Set task - Give back the full listing, character for character, with no pictures.

Information provided -

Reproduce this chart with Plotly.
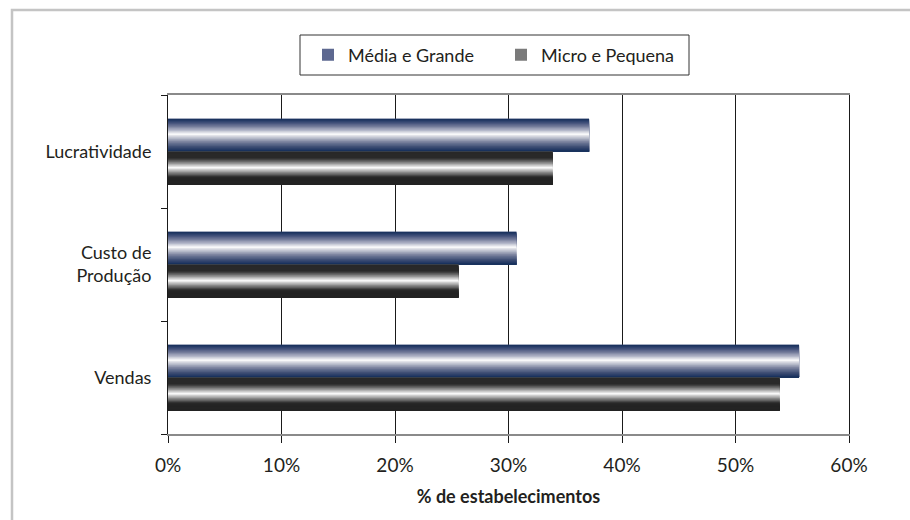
import plotly.graph_objects as go

# ---- data ----
categories = ["Vendas", "Custo de<br>Produção", "Lucratividade"]
media_grande = [55.6, 30.7, 37.1]
micro_pequena = [53.9, 25.6, 33.9]
series_names = ["Média e Grande", "Micro e Pequena"]
x_ticks = [0, 10, 20, 30, 40, 50, 60]
x_tick_labels = ["0%", "10%", "20%", "30%", "40%", "50%", "60%"]

FONT = "Lato, Roboto, sans-serif"
TXT = "#231f20"

# plot-area pixel geometry (style)
PL, PR, PT, PB = 168, 849, 95, 434
PW, PH = PR - PL, PB - PT


def px_x(px):
    return (px - PL) / PW


def px_y(py):
    return (PB - py) / PH


# ---- gradient styles (position from top of bar, colour) ----
media_stops = [(0.00, (20, 46, 90)), (0.08, (45, 64, 108)), (0.22, (110, 118, 150)),
               (0.36, (180, 184, 202)), (0.47, (255, 255, 255)), (0.56, (200, 203, 214)),
               (0.70, (125, 132, 160)), (0.86, (60, 76, 115)), (1.00, (20, 46, 90))]
micro_stops = [(0.00, (40, 40, 40)), (0.20, (42, 42, 42)), (0.29, (96, 96, 96)),
               (0.39, (168, 168, 168)), (0.49, (255, 255, 255)), (0.56, (200, 200, 200)),
               (0.64, (138, 138, 138)), (0.72, (80, 80, 80)), (0.79, (36, 36, 36)),
               (1.00, (34, 34, 34))]


def color_at(stops, t):
    for (t0, c0), (t1, c1) in zip(stops[:-1], stops[1:]):
        if t0 <= t <= t1:
            f = 0 if t1 == t0 else (t - t0) / (t1 - t0)
            c = [round(a + (b - a) * f) for a, b in zip(c0, c1)]
            return "rgb(%d,%d,%d)" % tuple(c)
    c = stops[-1][1]
    return "rgb(%d,%d,%d)" % c


BAR_W = 0.29
N = 28
fig = go.Figure()


def add_series(values, name, stops, legend_color, above):
    base_offset = 0 if above else -BAR_W
    fig.add_trace(go.Bar(
        y=categories, x=values, orientation="h", name=name, legendgroup=name,
        showlegend=True, width=BAR_W, offset=base_offset,
        marker=dict(color=legend_color, line=dict(width=0)), hoverinfo="skip"))
    for k in range(N):
        t_top = k / N
        t_mid = (k + 0.5) / N
        w = BAR_W * (1 - t_top)
        fig.add_trace(go.Bar(
            y=categories, x=values, orientation="h", name=name, legendgroup=name,
            showlegend=False, width=w, offset=base_offset,
            marker=dict(color=color_at(stops, t_mid), line=dict(width=0)),
            hovertemplate=name + ": %{x}%<extra></extra>"))


add_series(media_grande, series_names[0], media_stops, "#5d6890", True)
add_series(micro_pequena, series_names[1], micro_stops, "#7a7a7a", False)

fig.update_layout(
    width=910, height=520,
    barmode="overlay",
    paper_bgcolor="white", plot_bgcolor="white",
    margin=dict(l=PL, r=910 - PR, t=PT, b=520 - PB),
    font=dict(family=FONT, size=18, color=TXT),
    legend=dict(orientation="h", x=px_x(308), xanchor="left", y=px_y(55), yanchor="middle",
                borderwidth=0, bgcolor="rgba(0,0,0,0)", entrywidth=148,
                font=dict(family=FONT, size=18, color=TXT), itemwidth=30,
                traceorder="normal"),
    showlegend=True,
)

fig.update_xaxes(
    range=[0, 60], tickvals=x_ticks, ticktext=x_tick_labels,
    showgrid=True, gridcolor="#1a1a1a", gridwidth=1, zeroline=False,
    showline=True, linecolor="#8a8a8a", linewidth=1.5, mirror=True,
    ticks="outside", ticklen=7, tickcolor="#1a1a1a", tickwidth=1,
    ticklabelstandoff=6,
    tickfont=dict(family=FONT, size=19, color=TXT),
    title=dict(text="<b>% de estabelecimentos</b>", standoff=16,
               font=dict(family=FONT, size=18, color=TXT)),
)

fig.update_yaxes(
    type="category", categoryorder="array", categoryarray=categories,
    range=[-0.5, 2.5], showgrid=False, zeroline=False,
    showline=True, linecolor="#1a1a1a", linewidth=1, mirror=True,
    ticks="outside", ticklen=6, tickcolor="#1a1a1a", tickson="boundaries",
    ticklabelstandoff=12,
    tickfont=dict(family=FONT, size=18, color=TXT),
)

# legend frame
fig.add_shape(type="rect", xref="paper", yref="paper",
              x0=px_x(300), x1=px_x(689), y0=px_y(75), y1=px_y(35),
              line=dict(color="#333333", width=1), fillcolor="rgba(0,0,0,0)", layer="above")

# outer frame of the figure
fig.add_shape(type="rect", xref="paper", yref="paper",
              x0=px_x(12), x1=px_x(915), y0=px_y(525), y1=px_y(10),
              line=dict(color="#c4c4c4", width=2.5), fillcolor="rgba(0,0,0,0)", layer="below")

fig.write_html("out.html", config={"displayModeBar": False},
               post_script="document.body.style.margin='0';")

Reply to the task -
Reproduce this chart with Plotly.
import plotly.graph_objects as go

# ---- data ----
categories = ["Vendas", "Custo de<br>Produção", "Lucratividade"]
media_grande = [55.6, 30.7, 37.1]
micro_pequena = [53.9, 25.6, 33.9]
series_names = ["Média e Grande", "Micro e Pequena"]
x_ticks = [0, 10, 20, 30, 40, 50, 60]
x_tick_labels = ["0%", "10%", "20%", "30%", "40%", "50%", "60%"]

FONT = "Lato, Roboto, sans-serif"
TXT = "#231f20"

# plot-area pixel geometry (style)
PL, PR, PT, PB = 168, 849, 95, 434
PW, PH = PR - PL, PB - PT


def px_x(px):
    return (px - PL) / PW


def px_y(py):
    return (PB - py) / PH


# ---- gradient styles (position from top of bar, colour) ----
media_stops = [(0.00, (20, 46, 90)), (0.08, (45, 64, 108)), (0.22, (110, 118, 150)),
               (0.36, (180, 184, 202)), (0.47, (255, 255, 255)), (0.56, (200, 203, 214)),
               (0.70, (125, 132, 160)), (0.86, (60, 76, 115)), (1.00, (20, 46, 90))]
micro_stops = [(0.00, (40, 40, 40)), (0.20, (42, 42, 42)), (0.29, (96, 96, 96)),
               (0.39, (168, 168, 168)), (0.49, (255, 255, 255)), (0.56, (200, 200, 200)),
               (0.64, (138, 138, 138)), (0.72, (80, 80, 80)), (0.79, (36, 36, 36)),
               (1.00, (34, 34, 34))]


def color_at(stops, t):
    for (t0, c0), (t1, c1) in zip(stops[:-1], stops[1:]):
        if t0 <= t <= t1:
            f = 0 if t1 == t0 else (t - t0) / (t1 - t0)
            c = [round(a + (b - a) * f) for a, b in zip(c0, c1)]
            return "rgb(%d,%d,%d)" % tuple(c)
    c = stops[-1][1]
    return "rgb(%d,%d,%d)" % c


BAR_W = 0.29
N = 28
fig = go.Figure()


def add_series(values, name, stops, legend_color, above):
    base_offset = 0 if above else -BAR_W
    fig.add_trace(go.Bar(
        y=categories, x=values, orientation="h", name=name, legendgroup=name,
        showlegend=True, width=BAR_W, offset=base_offset,
        marker=dict(color=legend_color, line=dict(width=0)), hoverinfo="skip"))
    for k in range(N):
        t_top = k / N
        t_mid = (k + 0.5) / N
        w = BAR_W * (1 - t_top)
        fig.add_trace(go.Bar(
            y=categories, x=values, orientation="h", name=name, legendgroup=name,
            showlegend=False, width=w, offset=base_offset,
            marker=dict(color=color_at(stops, t_mid), line=dict(width=0)),
            hovertemplate=name + ": %{x}%<extra></extra>"))


add_series(media_grande, series_names[0], media_stops, "#5d6890", True)
add_series(micro_pequena, series_names[1], micro_stops, "#7a7a7a", False)

fig.update_layout(
    width=910, height=520,
    barmode="overlay",
    paper_bgcolor="white", plot_bgcolor="white",
    margin=dict(l=PL, r=910 - PR, t=PT, b=520 - PB),
    font=dict(family=FONT, size=18, color=TXT),
    legend=dict(orientation="h", x=px_x(308), xanchor="left", y=px_y(55), yanchor="middle",
                borderwidth=0, bgcolor="rgba(0,0,0,0)", entrywidth=148,
                font=dict(family=FONT, size=18, color=TXT), itemwidth=30,
                traceorder="normal"),
    showlegend=True,
)

fig.update_xaxes(
    range=[0, 60], tickvals=x_ticks, ticktext=x_tick_labels,
    showgrid=True, gridcolor="#1a1a1a", gridwidth=1, zeroline=False,
    showline=True, linecolor="#8a8a8a", linewidth=1.5, mirror=True,
    ticks="outside", ticklen=7, tickcolor="#1a1a1a", tickwidth=1,
    ticklabelstandoff=6,
    tickfont=dict(family=FONT, size=19, color=TXT),
    title=dict(text="<b>% de estabelecimentos</b>", standoff=16,
               font=dict(family=FONT, size=18, color=TXT)),
)

fig.update_yaxes(
    type="category", categoryorder="array", categoryarray=categories,
    range=[-0.5, 2.5], showgrid=False, zeroline=False,
    showline=True, linecolor="#1a1a1a", linewidth=1, mirror=True,
    ticks="outside", ticklen=6, tickcolor="#1a1a1a", tickson="boundaries",
    ticklabelstandoff=12,
    tickfont=dict(family=FONT, size=18, color=TXT),
)

# legend frame
fig.add_shape(type="rect", xref="paper", yref="paper",
              x0=px_x(300), x1=px_x(689), y0=px_y(75), y1=px_y(35),
              line=dict(color="#333333", width=1), fillcolor="rgba(0,0,0,0)", layer="above")

# outer frame of the figure
fig.add_shape(type="rect", xref="paper", yref="paper",
              x0=px_x(12), x1=px_x(915), y0=px_y(525), y1=px_y(10),
              line=dict(color="#c4c4c4", width=2.5), fillcolor="rgba(0,0,0,0)", layer="below")

fig.write_html("out.html", config={"displayModeBar": False},
               post_script="document.body.style.margin='0';")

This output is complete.